Consolidate on read?

The consolidation on read design is a more general-purpose way to improve LIMIT performance. However:

  • It’s a bit tricky, and our Persist source is already very complex. It’s likely to be more work up front, plus more work to maintain in an ongoing way.
  • The minimum latency is likely to be worse than the fast-path approach: we’d still be spinning up a new dataflow and reading and writing a new arrangement. The fast path just does less work overall.

These two projects are not mutually exclusive… we may also want to tackle consolidation in the Persist source to improve the performance of monotonic oneshot selects, or limit queries on more complex dataflows.

We could also decide to create a new, non-distributed persist_source type that uses the simple merging logic described here. This new source variant could be used for small, low-cost queries where we want to optimize for latency at the expense of scalability. (Perhaps our new cost estimations will help?) This helps mitigate the first bullet above, but not the second.

Limit pushdown

Today, Compute has the ability to pass an MFP to the Persist source. The hope is that the source will be able to implement the mapping, filtering, and projection more efficiently than if we added a separate operator to do this on the source's output. (As seen in the recent filter pushdown project.)

One can imagine a similar "limit pushdown" feature -- Compute could notify the source that it only needed N rows from the source, and the source could shut down early once N rows had been emitted.

This requires the source to consolidate data: it would be bad if we shut down after emitting N rows, but those rows had been retracted in a part we hadn't gotten to yet. From a Persist perspective, limit pushdown involves similar work and similar tradeoffs to the original consolidate-on-read design above. However, it may be a more convenient API for Compute to program against.

Do nothing?

Always an option!

Historically, we’ve been hesitant to introduce new features with “performance cliffs”, where a small change to a query can cause a dramatic change in performance, and this design certainly includes such a cliff. However, selects against indexed collections have the same cliff; we’ve been able to explain that feature to users in such a way that they are not frequently surprised by the performance, and many of the major use cases for indices rely on it.

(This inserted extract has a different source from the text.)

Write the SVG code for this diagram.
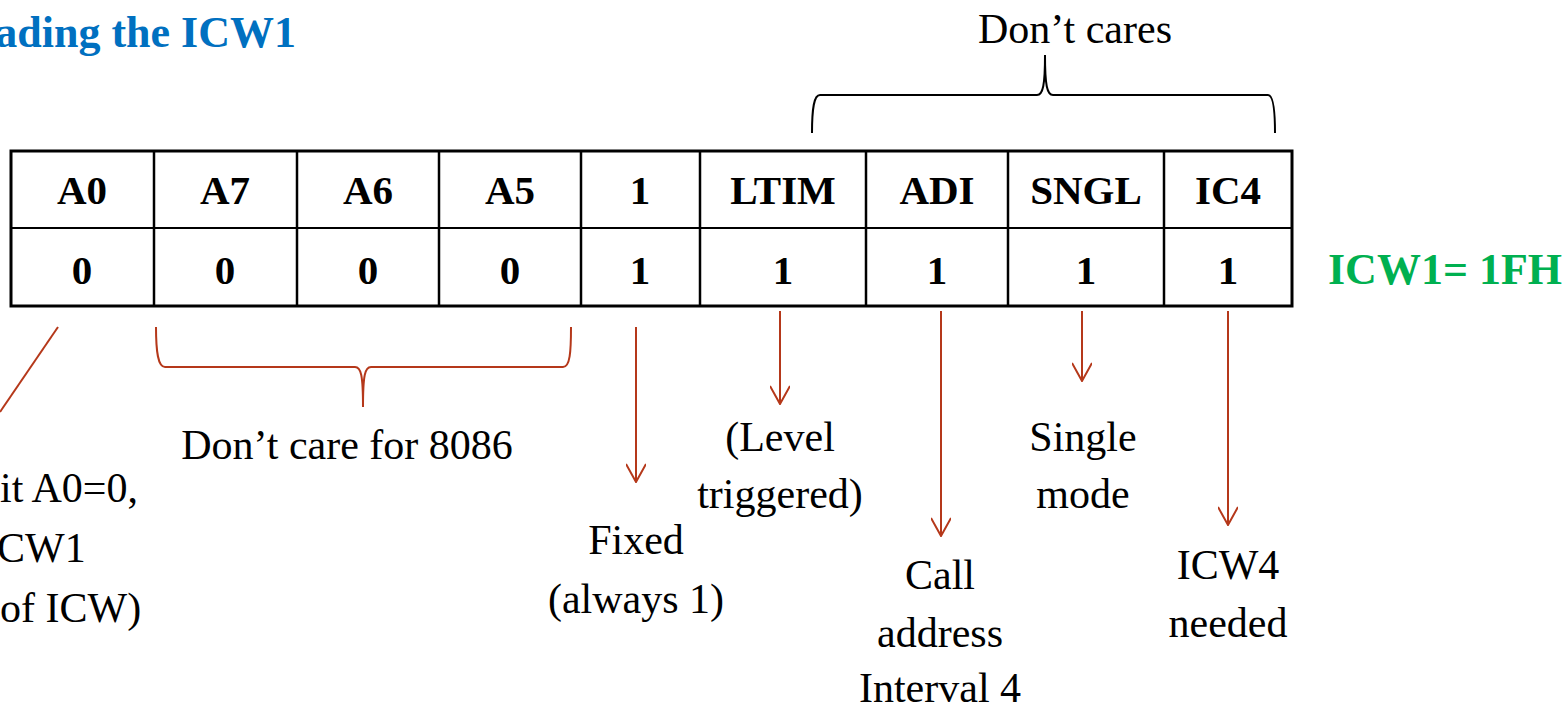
<svg xmlns="http://www.w3.org/2000/svg" width="1568" height="707" viewBox="0 0 1568 707">
<style>
text{font-family:"Liberation Serif","DejaVu Serif","Times New Roman",serif}
.t{font-size:42px;fill:#000;text-anchor:middle}
.h{font-size:41px;font-weight:bold;fill:#000;text-anchor:middle}
.cell{fill:#fff;stroke:#000;stroke-width:3}
.red{fill:none;stroke:#B5381A;stroke-width:2}
.blk{fill:none;stroke:#000;stroke-width:2}
</style>
<defs>
<marker id="ah" viewBox="0 0 20 20" refX="19" refY="10" markerWidth="20" markerHeight="20" markerUnits="userSpaceOnUse" orient="auto">
<path d="M1,0 L19,10 L1,20" fill="none" stroke="#B5381A" stroke-width="2"/>
</marker>
</defs>
<rect width="1568" height="707" fill="#fff"/>
<text id="title" x="296" y="47" style="font-size:44px;font-weight:bold;fill:#0070C0;text-anchor:end">ading the ICW1</text>
<g id="table">
<rect class="cell" x="11" y="151" width="1281" height="155"/>
<line class="blk" x1="11" y1="228" x2="1292" y2="228" stroke-width="3"/>
<g stroke="#000" stroke-width="2.5">
<line x1="154" y1="151" x2="154" y2="306"/>
<line x1="297" y1="151" x2="297" y2="306"/>
<line x1="439" y1="151" x2="439" y2="306"/>
<line x1="581" y1="151" x2="581" y2="306"/>
<line x1="700" y1="151" x2="700" y2="306"/>
<line x1="866" y1="151" x2="866" y2="306"/>
<line x1="1008" y1="151" x2="1008" y2="306"/>
<line x1="1164" y1="151" x2="1164" y2="306"/>
</g>
<g id="cell-a0"><text class="h" x="82" y="204">A0</text><text class="h" x="82" y="284">0</text></g>
<g id="cell-a7"><text class="h" x="225" y="204">A7</text><text class="h" x="225" y="284">0</text></g>
<g id="cell-a6"><text class="h" x="368" y="204">A6</text><text class="h" x="368" y="284">0</text></g>
<g id="cell-a5"><text class="h" x="510" y="204">A5</text><text class="h" x="510" y="284">0</text></g>
<g id="cell-1"><text class="h" x="640" y="204">1</text><text class="h" x="640" y="284">1</text></g>
<g id="cell-ltim"><text class="h" x="783" y="204">LTIM</text><text class="h" x="783" y="284">1</text></g>
<g id="cell-adi"><text class="h" x="937" y="204">ADI</text><text class="h" x="937" y="284">1</text></g>
<g id="cell-sngl"><text class="h" x="1086" y="204">SNGL</text><text class="h" x="1086" y="284">1</text></g>
<g id="cell-ic4"><text class="h" x="1228" y="204">IC4</text><text class="h" x="1228" y="284">1</text></g>
</g>
<text id="result" x="1328" y="284" style="font-size:44px;font-weight:bold;fill:#00B050">ICW1= 1FH</text>
<g id="connectors">
<line class="red" x1="58" y1="327" x2="0" y2="412"/>
<path class="red" d="M156,327 C156,352 158,367 165,367 L355,367 C361,367 363,375 363,407 C363,375 365,367 371,367 L563,367 C570,367 571,352 571,327"/>
<path class="blk" d="M812,133 C812,108 814,95 820,95 L1037,95 C1043,95 1045,85 1045,55 C1045,85 1047,95 1053,95 L1268,95 C1273,95 1275,108 1275,133"/>
<line class="red" x1="636" y1="327" x2="636" y2="482" marker-end="url(#ah)"/>
<line class="red" x1="780" y1="311" x2="780" y2="404" marker-end="url(#ah)"/>
<line class="red" x1="941" y1="311" x2="941" y2="536" marker-end="url(#ah)"/>
<line class="red" x1="1082" y1="311" x2="1082" y2="381" marker-end="url(#ah)"/>
<line class="red" x1="1228" y1="311" x2="1228" y2="525" marker-end="url(#ah)"/>
</g>
<g id="label-a0"><text class="t" x="0" y="502" style="text-anchor:start">it A0=0,</text><text class="t" x="-3" y="562" style="text-anchor:start">CW1</text><text class="t" x="0" y="622" style="text-anchor:start">of ICW)</text></g>
<g id="label-dontcare8086"><text class="t" x="347" y="459">Don’t care for 8086</text></g>
<g id="label-dontcares"><text class="t" x="1075" y="43">Don’t cares</text></g>
<g id="label-fixed"><text class="t" x="636" y="554">Fixed</text><text class="t" x="636" y="613">(always 1)</text></g>
<g id="label-ltim"><text class="t" x="780" y="451">(Level</text><text class="t" x="780" y="508">triggered)</text></g>
<g id="label-adi"><text class="t" x="940" y="589">Call</text><text class="t" x="940" y="647">address</text><text class="t" x="940" y="702">Interval 4</text></g>
<g id="label-sngl"><text class="t" x="1083" y="451">Single</text><text class="t" x="1083" y="508">mode</text></g>
<g id="label-ic4"><text class="t" x="1228" y="579">ICW4</text><text class="t" x="1228" y="637">needed</text></g>
</svg>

The same reasoning may apply to a persist-backed fast path.

Similarly, we could also train users to solve their problems using other more-efficient tools than select-limit queries. (It makes sense that the same problems may have a different “best” solution in different databases!) However, select-limit queries are often the first thing that a new user will try on their brand new source or materialized view; these users may not understand Materialize well enough yet to know about our more differentiated tools, but a slow response to a “simple” query may leave them with a bad first impression. If an efficient select-limit is possible without torquing Materialize’s data model too much, we can save our learning curve budget for more fundamental parts of the Materialize experience.

Peek from environmentd? This design suggests doing the Persist read from clusterd, but nothing forces us to read the shard from there; the Persist logic could run just as easily in environmentd. This design keeps the read in clusterd partly to mirror the existing query logic more closely, and partly to help minimize the load on (and risk to) environmentd. In a future where we run many redundant environmentd nodes, we may want to revisit this decision.

Deterministic serialization?

If we want to rely on Persist for consolidation, our data codecs need to be deterministic. (Specifically: two [u8] must decode to the equal values if and only if they are identical.) Otherwise, consolidating before decoding might not give the same results as decoding before consolidating. (And all our ideas for making Persist-source consolidation faster rely on consolidating first.)

Currently, we use Protobuf to serialize our rows, and Protobuf does not guarantee deterministic serialization. (However, our Protobuf library seems to give us deterministic results in practice, given an unchanged schema.) We'll need to add other checks that our serialization is stable to be comfortable relying on this in production.